■ Dataset extract:
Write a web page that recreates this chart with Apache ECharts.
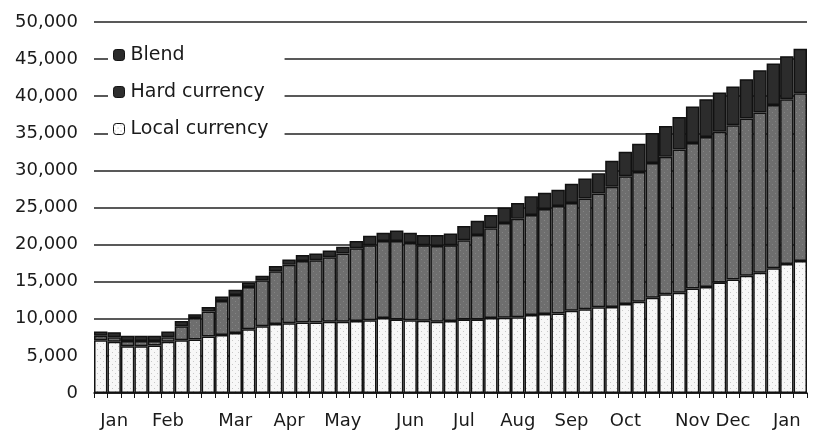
<!DOCTYPE html>
<html><head><meta charset="utf-8">
<script src="https://cdn.jsdelivr.net/npm/echarts@6/dist/echarts.min.js"></script>
<style>html,body{margin:0;padding:0;background:#fff}#c{width:816px;height:433px}</style>
</head><body><div id="c"></div>
<script>
// 53 weekly observations
const weeks = ['w01','w02','w03','w04','w05','w06','w07','w08','w09','w10','w11','w12','w13','w14','w15','w16','w17','w18','w19','w20','w21','w22','w23','w24','w25','w26','w27','w28','w29','w30','w31','w32','w33','w34','w35','w36','w37','w38','w39','w40','w41','w42','w43','w44','w45','w46','w47','w48','w49','w50','w51','w52','w53'];
// month tick labels and the week they sit under
const monthLabels = ['Jan','Feb','Mar','Apr','May','Jun','Jul','Aug','Sep','Oct','Nov','Dec','Jan'];
const monthWeekIndex = [1,5,10,14,18,23,27,31,35,39,44,47,51];

const localCurrency = [7100,6900,6300,6300,6400,6900,7100,7200,7600,7800,8100,8600,9000,9300,9400,9500,9500,9600,9600,9700,9800,10100,9900,9800,9750,9600,9700,9900,9900,10100,10150,10200,10500,10650,10700,11100,11300,11550,11600,12000,12300,12850,13300,13500,14100,14300,14900,15300,15800,16200,16800,17400,17800];
const hardCurrency = [600,600,700,700,600,600,1900,2900,3400,4600,5100,5700,6200,7100,7900,8300,8400,8700,9200,9800,10100,10400,10600,10400,10150,10200,10200,10700,11400,12100,12750,13300,13500,14150,14500,14500,14900,15350,16200,17200,17500,18150,18550,19300,19600,20200,20300,20800,21200,21600,22000,22200,22600];
const blend = [600,700,700,700,700,800,700,500,600,600,700,600,600,700,700,800,900,900,900,1000,1300,1100,1400,1400,1400,1500,1600,1900,1900,1800,2100,2100,2500,2200,2200,2600,2700,2700,3500,3300,3800,4050,4150,4400,4900,5100,5300,5200,5300,5700,5600,5800,6000];

const yMax = 50000, yStep = 5000;

function pattern(bg, dot) {
  const c = document.createElement('canvas');
  c.width = 6; c.height = 6;
  const g = c.getContext('2d');
  g.fillStyle = bg; g.fillRect(0, 0, 6, 6);
  g.fillStyle = dot; g.fillRect(1, 1, 1, 1); g.fillRect(4, 4, 1, 1);
  return { image: c, repeat: 'repeat' };
}

const FONT = 'DejaVu Sans';
const chart = echarts.init(document.getElementById('c'), null, { renderer: 'canvas' });
const labelMap = {};
monthWeekIndex.forEach((w, i) => { labelMap[w] = monthLabels[i]; });

const border = { borderColor: '#111', borderWidth: 1.5 };
chart.setOption({
  animation: false,
  backgroundColor: '#fff',
  grid: { left: 94, right: 9, top: 22, bottom: 40 },
  legend: {
    orient: 'vertical', left: 108, top: 41,
    backgroundColor: '#fff',
    padding: [4, 16, 4, 5],
    itemWidth: 11, itemHeight: 11, itemGap: 17,
    textStyle: { fontFamily: FONT, fontSize: 19, color: '#1a1a1a', lineHeight: 20, padding: [0, 0, 0, 1] },
    data: [
      { name: 'Blend', itemStyle: { color: '#2a2a2a', borderColor: '#111', borderWidth: 1 } },
      { name: 'Hard currency', itemStyle: { color: '#2e2e2e', borderColor: '#111', borderWidth: 1 } },
      { name: 'Local currency', itemStyle: { color: pattern('#ffffff', '#999'), borderColor: '#111', borderWidth: 1 } }
    ]
  },
  xAxis: {
    type: 'category', data: weeks, boundaryGap: true,
    axisLine: { lineStyle: { color: '#111', width: 1.5 } },
    axisTick: { show: true, interval: 0, length: 5, lineStyle: { color: '#111', width: 1 } },
    axisLabel: {
      interval: 0, margin: 19, fontFamily: FONT, fontSize: 18, color: '#1a1a1a',
      formatter: (v, i) => labelMap[i] || ''
    },
    splitLine: { show: false }
  },
  yAxis: {
    type: 'value', min: 0, max: yMax, interval: yStep,
    axisLine: { show: false }, axisTick: { show: false },
    axisLabel: { margin: 16, fontFamily: FONT, fontSize: 18, color: '#1a1a1a',
      formatter: v => v.toLocaleString('en-US') },
    splitLine: { lineStyle: { color: '#222', width: 1.5 } }
  },
  series: [
    { name: 'Local currency', type: 'bar', stack: 'total', data: localCurrency, barCategoryGap: '0%',
      itemStyle: Object.assign({ color: pattern('#f7f7f7', '#c8c8c8') }, border) },
    { name: 'Hard currency', type: 'bar', stack: 'total', data: hardCurrency, barCategoryGap: '0%',
      itemStyle: Object.assign({ color: pattern('#6e6e6e', '#858585') }, border) },
    { name: 'Blend', type: 'bar', stack: 'total', data: blend, barCategoryGap: '0%',
      itemStyle: Object.assign({ color: '#2c2c2c' }, border) }
  ]
});
</script></body></html>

■ What is required:
Take the lines from the start of the material to the line with "const monthWeekIndex = [1,5,10,14,18,23,27,31,35,39,44,47,51];", both included, and transcribe them exactly without the pictures.

■ Answer to this problem:
Write a web page that recreates this chart with Apache ECharts.
<!DOCTYPE html>
<html><head><meta charset="utf-8">
<script src="https://cdn.jsdelivr.net/npm/echarts@6/dist/echarts.min.js"></script>
<style>html,body{margin:0;padding:0;background:#fff}#c{width:816px;height:433px}</style>
</head><body><div id="c"></div>
<script>
// 53 weekly observations
const weeks = ['w01','w02','w03','w04','w05','w06','w07','w08','w09','w10','w11','w12','w13','w14','w15','w16','w17','w18','w19','w20','w21','w22','w23','w24','w25','w26','w27','w28','w29','w30','w31','w32','w33','w34','w35','w36','w37','w38','w39','w40','w41','w42','w43','w44','w45','w46','w47','w48','w49','w50','w51','w52','w53'];
// month tick labels and the week they sit under
const monthLabels = ['Jan','Feb','Mar','Apr','May','Jun','Jul','Aug','Sep','Oct','Nov','Dec','Jan'];
const monthWeekIndex = [1,5,10,14,18,23,27,31,35,39,44,47,51];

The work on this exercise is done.